Fashion

The Powerful Reason Black Trans Lives Matter Protestors Wore White

Michael Noble Jr./Getty Images News/Getty Images

Thousands of people took to the streets of Brooklyn on Sunday to raise awareness about the alarming number of deaths within the Black trans community. Just last week, two Black trans women were murdered: Riah Milton in Liberty Township, Ohio, and Dominique “Rem’mie” Fells in Philadelphia. Counting Milton and Fells, 14 reported murders of trans and gender non-conforming people have occurred since January 2020, according to the Human Rights Campaign. And countless others go unreported or they are dead-named by media, authorities and/or family members.

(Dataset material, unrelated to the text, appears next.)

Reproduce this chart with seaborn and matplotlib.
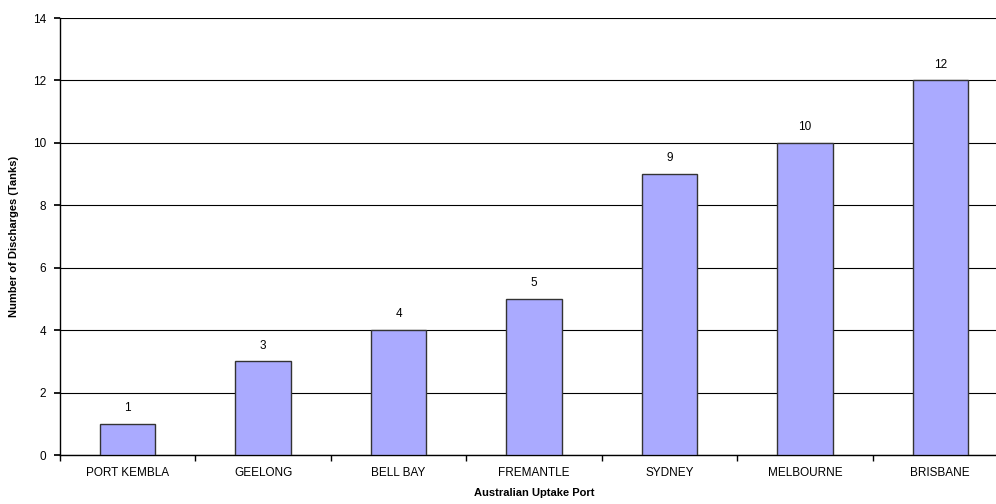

At the march, officially called “Brooklyn Liberation: An Action for Black Trans Lives,” event organizers asked attendees to wear white and march silently for the beginning of the protest.

Wearing white was an intentional nod to Black history, specifically to the 1917 Silent Parade, a silent march of about 10,000 Black people along Fifth Avenue starting at 57th Street in New York City. According to the NAACP, it was “the first protest of its kind in New York, and the second instance of African Americans publicly demonstrating for civil rights.”

That protest followed a rise in racial tension across the country during the summer of 1917. In East St. Louis, white residents had launched a bloody attack on the growing Black community in the area. They killed many Black residents, and thousands more were faced with homelessness after white residents burned down their neighborhoods.

“In the 1917 Silent Parade, the men wore black while women and children wore white,” West Dakota, a co-organizer of Sunday’s event, explained in a statement. “The decision to wear white was to symbolize our unity, and also to take a stand against corporate appropriation of the rainbow flag. We don’t need rainbow [merchandise] to show our pride.”

Pinkwashing — otherwise known as marketing and branding strategies aimed at promoting friendliness and acceptance toward the LGBTQ+ community without much substantive action — has become rampant in recent years, especially following the U.S. Supreme Court decision that legalized gay marriage in June 2015. Many companies are eager to showcase their allyship via rainbow-printed swag, but aren’t actually implementing tolerant and inclusive business practices.

“This collective of folks is particularly powerful because it’s modeling what is possible when you do have allies and folks who do care and also want to make sure that they’re building something that speaks to the hearts of the actual people that they’re representing,” Raquel Willis, a Black transgender activist and one of the event co-organizers, told CNN. “So often, that doesn’t happen.”